* _GOAL_
Take the lines from the top down to and including the one with "a_s124 = [0, 0, 0, 0, 0, 0]" and repeat them exactly. Omit images.

* _SUPPLIED MATERIAL_
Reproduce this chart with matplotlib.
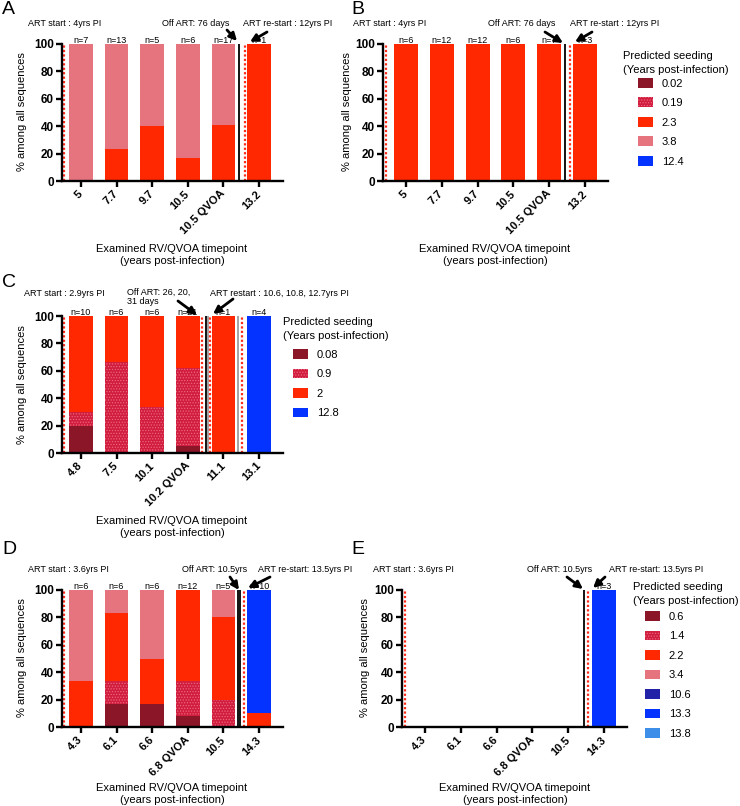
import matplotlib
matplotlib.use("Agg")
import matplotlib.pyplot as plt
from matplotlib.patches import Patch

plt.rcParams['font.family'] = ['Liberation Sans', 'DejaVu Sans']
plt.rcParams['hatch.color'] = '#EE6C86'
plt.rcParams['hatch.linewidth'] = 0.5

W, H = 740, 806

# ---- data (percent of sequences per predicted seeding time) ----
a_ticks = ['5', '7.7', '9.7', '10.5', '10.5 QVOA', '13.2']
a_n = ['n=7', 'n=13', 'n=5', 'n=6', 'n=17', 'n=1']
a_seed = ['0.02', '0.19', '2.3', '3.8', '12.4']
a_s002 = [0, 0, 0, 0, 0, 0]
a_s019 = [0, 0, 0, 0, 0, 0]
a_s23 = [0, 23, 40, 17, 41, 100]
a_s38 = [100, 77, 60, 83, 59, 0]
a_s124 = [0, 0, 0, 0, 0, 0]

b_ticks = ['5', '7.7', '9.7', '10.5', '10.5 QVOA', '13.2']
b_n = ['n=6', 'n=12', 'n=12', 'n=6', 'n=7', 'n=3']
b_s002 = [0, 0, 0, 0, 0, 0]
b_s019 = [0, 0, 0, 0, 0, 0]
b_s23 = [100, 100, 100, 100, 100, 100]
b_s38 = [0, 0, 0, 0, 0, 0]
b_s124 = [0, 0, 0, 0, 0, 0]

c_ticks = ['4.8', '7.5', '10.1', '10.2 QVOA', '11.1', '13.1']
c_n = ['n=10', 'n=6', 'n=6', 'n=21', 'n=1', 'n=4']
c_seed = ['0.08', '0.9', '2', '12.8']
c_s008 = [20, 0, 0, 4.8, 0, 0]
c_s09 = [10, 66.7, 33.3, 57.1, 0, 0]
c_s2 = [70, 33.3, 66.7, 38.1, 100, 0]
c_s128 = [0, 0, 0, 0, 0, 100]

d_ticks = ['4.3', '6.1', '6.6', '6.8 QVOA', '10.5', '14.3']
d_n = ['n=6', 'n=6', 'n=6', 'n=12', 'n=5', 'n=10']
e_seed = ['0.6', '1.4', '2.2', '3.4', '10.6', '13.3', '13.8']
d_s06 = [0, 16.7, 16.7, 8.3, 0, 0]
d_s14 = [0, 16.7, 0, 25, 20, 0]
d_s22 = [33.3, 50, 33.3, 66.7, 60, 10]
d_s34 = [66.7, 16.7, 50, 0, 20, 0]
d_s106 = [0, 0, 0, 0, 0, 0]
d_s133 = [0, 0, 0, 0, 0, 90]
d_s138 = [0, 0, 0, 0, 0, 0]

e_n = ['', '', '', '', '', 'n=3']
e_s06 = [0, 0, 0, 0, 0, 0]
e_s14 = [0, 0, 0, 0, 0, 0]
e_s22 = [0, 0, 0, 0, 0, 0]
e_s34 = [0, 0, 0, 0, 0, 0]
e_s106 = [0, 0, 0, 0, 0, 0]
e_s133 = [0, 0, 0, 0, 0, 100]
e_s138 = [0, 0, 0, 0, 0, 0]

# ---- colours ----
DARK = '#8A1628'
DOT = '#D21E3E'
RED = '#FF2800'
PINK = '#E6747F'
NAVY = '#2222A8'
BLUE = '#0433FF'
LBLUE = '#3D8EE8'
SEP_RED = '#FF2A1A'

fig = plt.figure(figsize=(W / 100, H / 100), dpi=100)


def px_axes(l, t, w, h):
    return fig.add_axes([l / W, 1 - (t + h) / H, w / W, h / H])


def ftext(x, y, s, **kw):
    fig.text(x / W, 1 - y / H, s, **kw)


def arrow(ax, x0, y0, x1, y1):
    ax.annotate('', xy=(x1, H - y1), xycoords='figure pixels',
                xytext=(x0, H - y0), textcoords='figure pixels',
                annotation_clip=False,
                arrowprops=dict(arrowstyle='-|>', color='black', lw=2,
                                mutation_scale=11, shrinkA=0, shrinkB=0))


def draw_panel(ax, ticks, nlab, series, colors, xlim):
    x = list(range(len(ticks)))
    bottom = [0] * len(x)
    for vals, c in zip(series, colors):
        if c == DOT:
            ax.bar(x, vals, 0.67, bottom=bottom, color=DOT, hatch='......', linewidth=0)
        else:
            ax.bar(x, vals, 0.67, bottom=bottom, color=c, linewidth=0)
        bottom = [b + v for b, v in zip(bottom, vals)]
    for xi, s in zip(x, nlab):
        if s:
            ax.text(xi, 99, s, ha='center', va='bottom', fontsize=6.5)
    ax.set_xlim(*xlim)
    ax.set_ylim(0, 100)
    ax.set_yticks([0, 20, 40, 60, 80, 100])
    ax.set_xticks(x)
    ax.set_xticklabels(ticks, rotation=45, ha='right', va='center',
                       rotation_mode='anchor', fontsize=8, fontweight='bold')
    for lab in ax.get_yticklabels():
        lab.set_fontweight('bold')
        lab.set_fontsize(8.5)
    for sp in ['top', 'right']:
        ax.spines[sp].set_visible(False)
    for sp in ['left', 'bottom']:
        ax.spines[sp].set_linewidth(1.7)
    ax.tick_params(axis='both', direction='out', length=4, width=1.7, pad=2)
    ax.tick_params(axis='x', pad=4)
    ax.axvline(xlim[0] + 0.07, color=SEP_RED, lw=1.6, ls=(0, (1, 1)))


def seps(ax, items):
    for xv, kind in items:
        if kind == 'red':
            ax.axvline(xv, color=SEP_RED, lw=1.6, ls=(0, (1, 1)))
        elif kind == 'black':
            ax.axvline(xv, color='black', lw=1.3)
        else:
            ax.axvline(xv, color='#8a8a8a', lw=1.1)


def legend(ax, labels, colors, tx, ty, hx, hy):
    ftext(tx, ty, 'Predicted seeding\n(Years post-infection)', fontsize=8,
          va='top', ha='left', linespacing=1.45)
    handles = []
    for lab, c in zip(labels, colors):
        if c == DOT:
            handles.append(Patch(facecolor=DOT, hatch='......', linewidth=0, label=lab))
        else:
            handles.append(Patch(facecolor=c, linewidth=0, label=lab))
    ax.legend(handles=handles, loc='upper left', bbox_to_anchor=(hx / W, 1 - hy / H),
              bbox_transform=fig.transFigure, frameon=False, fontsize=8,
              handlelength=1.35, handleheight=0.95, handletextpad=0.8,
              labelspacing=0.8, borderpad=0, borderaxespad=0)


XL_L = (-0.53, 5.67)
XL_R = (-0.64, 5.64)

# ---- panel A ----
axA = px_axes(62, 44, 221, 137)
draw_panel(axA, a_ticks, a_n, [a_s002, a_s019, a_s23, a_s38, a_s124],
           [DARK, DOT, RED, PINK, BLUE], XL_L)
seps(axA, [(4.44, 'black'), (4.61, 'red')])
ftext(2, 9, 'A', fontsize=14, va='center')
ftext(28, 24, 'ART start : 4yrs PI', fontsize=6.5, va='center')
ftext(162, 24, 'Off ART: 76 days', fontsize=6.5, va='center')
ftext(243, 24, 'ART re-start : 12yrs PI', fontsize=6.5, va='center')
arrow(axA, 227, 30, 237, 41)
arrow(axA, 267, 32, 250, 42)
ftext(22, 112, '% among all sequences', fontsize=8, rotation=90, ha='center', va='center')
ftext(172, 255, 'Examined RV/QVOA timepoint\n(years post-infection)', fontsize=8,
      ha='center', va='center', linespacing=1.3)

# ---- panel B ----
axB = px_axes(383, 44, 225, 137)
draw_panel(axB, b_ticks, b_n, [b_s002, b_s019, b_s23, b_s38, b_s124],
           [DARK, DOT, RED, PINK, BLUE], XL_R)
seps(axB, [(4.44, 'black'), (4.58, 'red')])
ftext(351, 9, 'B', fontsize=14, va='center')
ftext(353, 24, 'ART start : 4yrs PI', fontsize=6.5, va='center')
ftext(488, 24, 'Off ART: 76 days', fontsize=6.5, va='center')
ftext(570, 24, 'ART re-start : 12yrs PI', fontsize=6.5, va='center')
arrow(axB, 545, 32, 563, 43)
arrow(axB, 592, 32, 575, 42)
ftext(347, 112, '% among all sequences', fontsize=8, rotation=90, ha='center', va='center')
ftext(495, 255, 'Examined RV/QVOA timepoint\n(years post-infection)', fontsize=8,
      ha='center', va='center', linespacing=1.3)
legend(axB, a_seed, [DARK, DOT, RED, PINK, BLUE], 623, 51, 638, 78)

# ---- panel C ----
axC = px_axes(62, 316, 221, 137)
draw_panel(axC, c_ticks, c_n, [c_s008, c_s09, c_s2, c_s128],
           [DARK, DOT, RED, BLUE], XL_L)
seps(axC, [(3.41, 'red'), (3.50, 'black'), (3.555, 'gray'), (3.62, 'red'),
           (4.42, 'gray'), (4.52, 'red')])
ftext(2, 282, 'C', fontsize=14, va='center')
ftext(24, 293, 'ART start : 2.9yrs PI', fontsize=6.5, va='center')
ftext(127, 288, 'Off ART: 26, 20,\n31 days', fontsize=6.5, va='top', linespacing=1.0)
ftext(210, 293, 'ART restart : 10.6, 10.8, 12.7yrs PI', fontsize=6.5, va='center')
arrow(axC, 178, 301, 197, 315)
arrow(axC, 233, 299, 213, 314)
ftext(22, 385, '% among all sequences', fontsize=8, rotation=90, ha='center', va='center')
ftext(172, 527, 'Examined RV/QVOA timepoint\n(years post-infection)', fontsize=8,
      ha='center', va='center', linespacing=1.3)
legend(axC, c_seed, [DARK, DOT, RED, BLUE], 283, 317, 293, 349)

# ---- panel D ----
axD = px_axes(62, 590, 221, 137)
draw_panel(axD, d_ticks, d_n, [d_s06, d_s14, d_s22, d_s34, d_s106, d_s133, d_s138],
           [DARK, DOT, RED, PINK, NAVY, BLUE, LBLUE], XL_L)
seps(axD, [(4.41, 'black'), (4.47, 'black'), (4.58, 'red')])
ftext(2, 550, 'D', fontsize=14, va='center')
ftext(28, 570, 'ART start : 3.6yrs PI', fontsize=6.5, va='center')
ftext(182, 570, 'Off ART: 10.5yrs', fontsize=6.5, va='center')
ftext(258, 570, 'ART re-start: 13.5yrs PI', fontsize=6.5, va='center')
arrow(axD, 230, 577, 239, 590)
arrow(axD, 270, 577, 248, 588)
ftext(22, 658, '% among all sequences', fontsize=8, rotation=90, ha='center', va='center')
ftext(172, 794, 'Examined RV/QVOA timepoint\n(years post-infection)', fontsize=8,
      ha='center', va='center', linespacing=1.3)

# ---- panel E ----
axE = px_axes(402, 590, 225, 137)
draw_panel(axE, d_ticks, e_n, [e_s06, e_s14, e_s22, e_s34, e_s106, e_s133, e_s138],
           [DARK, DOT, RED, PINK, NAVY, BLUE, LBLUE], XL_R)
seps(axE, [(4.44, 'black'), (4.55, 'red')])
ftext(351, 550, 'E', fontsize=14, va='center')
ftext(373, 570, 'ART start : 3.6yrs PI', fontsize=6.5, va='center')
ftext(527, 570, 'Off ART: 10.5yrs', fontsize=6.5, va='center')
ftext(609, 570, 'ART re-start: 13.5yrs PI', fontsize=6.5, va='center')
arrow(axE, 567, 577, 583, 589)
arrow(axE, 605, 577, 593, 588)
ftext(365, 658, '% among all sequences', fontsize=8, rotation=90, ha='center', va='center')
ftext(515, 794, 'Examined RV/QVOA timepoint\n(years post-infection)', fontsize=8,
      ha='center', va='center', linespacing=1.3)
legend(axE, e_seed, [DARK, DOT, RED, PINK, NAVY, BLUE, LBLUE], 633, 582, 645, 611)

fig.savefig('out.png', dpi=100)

* _EXPECTED ANSWER_
Reproduce this chart with matplotlib.
import matplotlib
matplotlib.use("Agg")
import matplotlib.pyplot as plt
from matplotlib.patches import Patch

plt.rcParams['font.family'] = ['Liberation Sans', 'DejaVu Sans']
plt.rcParams['hatch.color'] = '#EE6C86'
plt.rcParams['hatch.linewidth'] = 0.5

W, H = 740, 806

# ---- data (percent of sequences per predicted seeding time) ----
a_ticks = ['5', '7.7', '9.7', '10.5', '10.5 QVOA', '13.2']
a_n = ['n=7', 'n=13', 'n=5', 'n=6', 'n=17', 'n=1']
a_seed = ['0.02', '0.19', '2.3', '3.8', '12.4']
a_s002 = [0, 0, 0, 0, 0, 0]
a_s019 = [0, 0, 0, 0, 0, 0]
a_s23 = [0, 23, 40, 17, 41, 100]
a_s38 = [100, 77, 60, 83, 59, 0]
a_s124 = [0, 0, 0, 0, 0, 0]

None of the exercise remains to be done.